Eventualmente, os detetives ainda conseguiram levar para o Reino Unido três dos ladrões que haviam fugido para o exterior. Donati e Maltese foram presos em Milão e extraditados em 2020. Jovanovic foi preso na costa italiana de Santa Marinella, nos arredores de Roma, no mesmo ano. Ele lutou muito contra sua extradição, mas acabou sendo deportado para o Reino Unido em abril de 2021.

Todos os três se declararam culpados de conspiração para roubar e foram presos em novembro de 2021. A polícia italiana disse à BBC que a gangue morava no norte de Milão em um acampamento cigano.

Mas um dos suspeitos ainda está foragido. A polícia acredita que ele tenha sido o mentor dos roubos.

Durante as audiências do julgamento, ele foi identificado como Daniel Vukovic, um cidadão croata de 39 anos que teria pegado um voo com Jovanovic de Estocolmo para Stansted e posteriormente deixado o Reino Unido com Mester com destino a Belgrado.

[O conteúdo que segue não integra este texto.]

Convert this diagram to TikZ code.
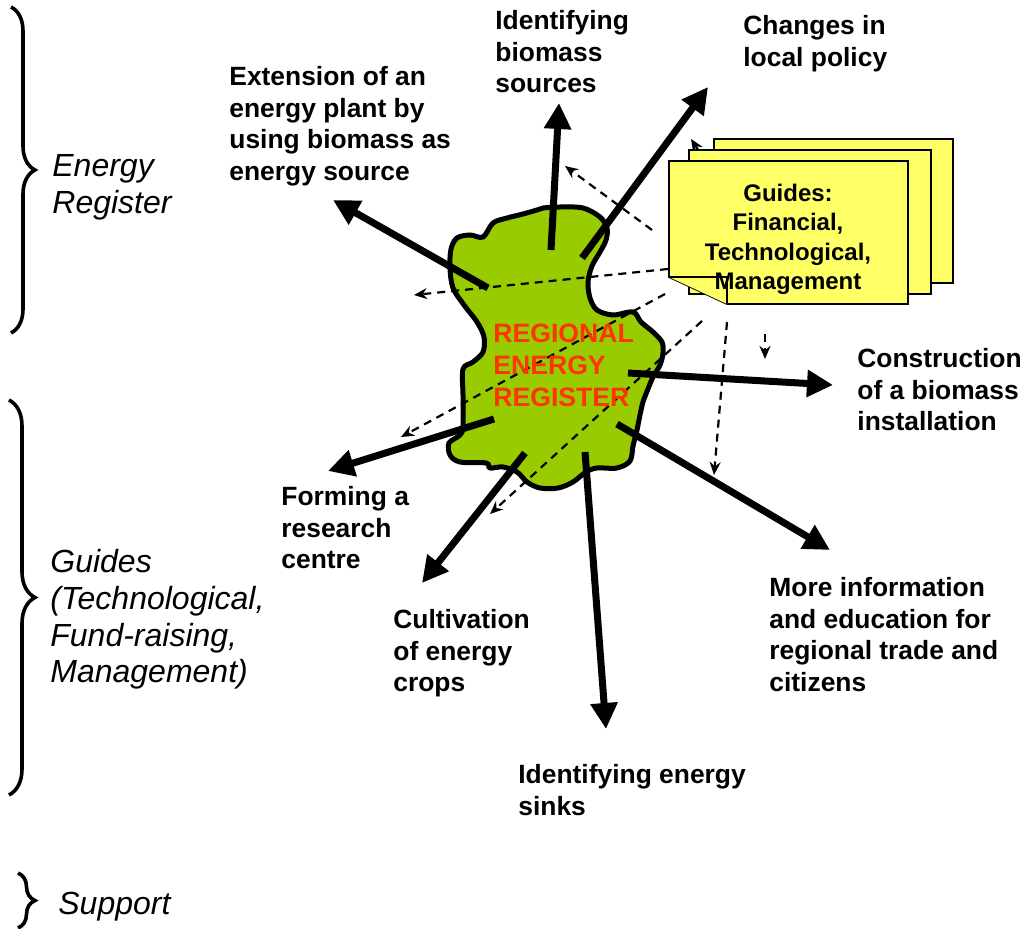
\documentclass[tikz,border=0pt]{standalone}
\usepackage{fontspec}
\setmainfont{Liberation Sans}
\usetikzlibrary{arrows.meta,decorations.pathreplacing}
\definecolor{blobgreen}{RGB}{153,204,0}
\definecolor{regred}{RGB}{255,51,0}
\definecolor{noteyellow}{RGB}{255,255,102}
\tikzset{
  lbl/.style={anchor=north west,inner sep=0pt,align=left,font=\bfseries\fontsize{13.2}{15.85}\selectfont},
  side/.style={anchor=north west,inner sep=0pt,align=left,font=\itshape\fontsize{16}{18.4}\selectfont},
  bigarrow/.style={line width=3.5pt,-{Triangle[length=13pt,width=13pt]}},
  dasharrow/.style={line width=1.1pt,dash pattern=on 4pt off 3pt,-{Stealth[length=6.5pt,width=5.5pt]}},
  sidebrace/.style={line width=1.8pt,decorate,decoration={brace,amplitude=#1}},
  page/.style={draw=black,line width=0.9pt,fill=noteyellow}
}
\begin{document}
\begin{tikzpicture}[x=0.5pt,y=-0.5pt]
\useasboundingbox (0,0) rectangle (1033,929);

% braces and side labels
\draw[sidebrace=12pt] (11,7) -- (11,333);
\draw[sidebrace=13pt] (9,400) -- (9,795);
\draw[sidebrace=8.5pt] (18,873) -- (18,928);
\node[side] (sER) at (52,154) {Energy\\Register};
\node[side] (sGU) at (50,549) {Guides\\(Technological,\\Fund-raising,\\Management)};
\node[side] (sSU) at (58,892) {Support};

% blob
\draw[line width=2.5pt,fill=blobgreen] plot[smooth cycle,tension=0.55] coordinates {
(543,208) (560,207) (583,208) (600,217) (607,228) (606,240) (600,252) (592,266)
(588,282) (590,298) (597,310) (613,315) (633,312) (641,322) (653,332) (662,342)
(663,353) (660,365) (653,377) (648,389) (643,402) (640,415) (637,430) (633,446)
(630,461) (617,468) (597,468) (586,472) (573,482) (558,488) (540,488) (527,482)
(517,472) (503,467) (490,468) (486,463) (460,462) (450,455) (449,443) (460,435)
(463,426) (463,395) (463,369) (473,362) (483,352) (484,337) (477,322) (464,305)
(453,288) (450,268) (451,249) (457,238) (470,235) (483,237) (493,223) (507,218)
(523,214) (537,210)};

% thick arrows
\coordinate (sBio) at (551,250);  \coordinate (tBio) at (559,103);
\coordinate (sPol) at (582,258);  \coordinate (tPol) at (708,87);
\coordinate (sExt) at (488,288);  \coordinate (tExt) at (333,200);
\coordinate (sCon) at (628,373);  \coordinate (tCon) at (833,385);
\coordinate (sFor) at (494,419);  \coordinate (tFor) at (328,471);
\coordinate (sCul) at (525,453);  \coordinate (tCul) at (422,583);
\coordinate (sSnk) at (585,452);  \coordinate (tSnk) at (606,729);
\coordinate (sInf) at (617,424);  \coordinate (tInf) at (830,550);
\foreach \a in {Bio,Pol,Ext,Con,For,Cul,Snk,Inf}{\draw[bigarrow] (s\a) -- (t\a);}

% dashed arrows from the guides
\coordinate (g1) at (652,230); \coordinate (h1) at (565,166);
\coordinate (g2) at (668,269); \coordinate (h2) at (414,295);
\coordinate (g3) at (665,294); \coordinate (h3) at (401,437);
\coordinate (g4) at (702,321); \coordinate (h4) at (490,514);
\coordinate (g5) at (727,322); \coordinate (h5) at (714,475);
\coordinate (g6) at (765,334); \coordinate (h6) at (765,359);
\coordinate (g7) at (700,153); \coordinate (h7) at (691,139);
\foreach \i in {1,...,7}{\draw[dasharrow] (g\i) -- (h\i);}

% guides pages
\draw[page] (714,139) rectangle (953,283);
\draw[page] (689,150) rectangle (931,294);
\draw[page] (669,161) -- (908,161) -- (908,304) -- (727,304) -- (669,277) -- cycle;
\draw[page] (669,277) -- (727,277) -- (727,304);
\node[anchor=north,inner sep=0pt,align=center,font=\bfseries\fontsize{12}{14.6}\selectfont] (guides) at (788,184) {Guides:\\Financial,\\Technological,\\Management};

% centre text
\node[anchor=north west,inner sep=0pt,align=left,text=regred,font=\bfseries\fontsize{13.3}{16}\selectfont] (reg) at (493,324) {REGIONAL\\ENERGY\\REGISTER};

% labels
\node[lbl] (lBio) at (495,10) {Identifying\\biomass\\sources};
\node[lbl] (lPol) at (743,15) {Changes in\\local policy};
\node[lbl] (lExt) at (229,66) {Extension of an\\energy plant by\\using biomass as\\energy source};
\node[lbl] (lCon) at (857,348) {Construction\\of a biomass\\installation};
\node[lbl] (lFor) at (281,486) {Forming a\\research\\centre};
\node[lbl] (lCul) at (393,609) {Cultivation\\of energy\\crops};
\node[lbl] (lInf) at (769,577) {More information\\and education for\\regional trade and\\citizens};
\node[lbl] (lSnk) at (518,764) {Identifying energy\\sinks};
\end{tikzpicture}
\end{document}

Em novembro de 2021, uma investigação da BBC mostrou que ele era conhecido pela polícia italiana e usava mais de 17 identidades diferentes.

Documentos judiciais aos quais a BBC teve acesso sugerem que seu nome verdadeiro é Alfredo Lindley — um peruano nascido em Miraflores, um subúrbio de Lima, em 1981. Ele tem antecedentes criminais que remontam a 1995, e, em 2017, seus vários pseudônimos tinham ligações com Sarajevo, Belgrado, Zagreb e Milão.

A polícia também o vinculou aos supostos roubos dos jogadores Patrick Vieira e Sulley Muntari em 2009, de acordo com os documentos judiciais.

Um homem cercado de mistérios que a imprensa italiana — que apelidaram de "o Lupin da vida real" — sugere que pode estar morando na Sérvia.

A BBC encontrou uma 19ª identidade. De acordo com documentos emitidos pelo governo sérvio, seu último pseudônimo é Ljubomir Romanov, dono de uma empresa no centro de Belgrado e uma propriedade na cidade vizinha de Obrenovac.

Foram feitas tentativas de extraditá-lo, mas todas foram recusadas pelas autoridades sérvias. A investigação do Reino Unido sobre os roubos continua, e o suspeito restante permanece, na verdade, um homem livre.

Quanto às joias roubadas, os detetives insistem que os relógios, colares, brincos e anéis não foram derretidos. Eles creem que um dia os diamantes reaparecerão. Como disse o detetive Andrew Payne, que trabalhou na Operação Oakland: "É um tesouro enterrado".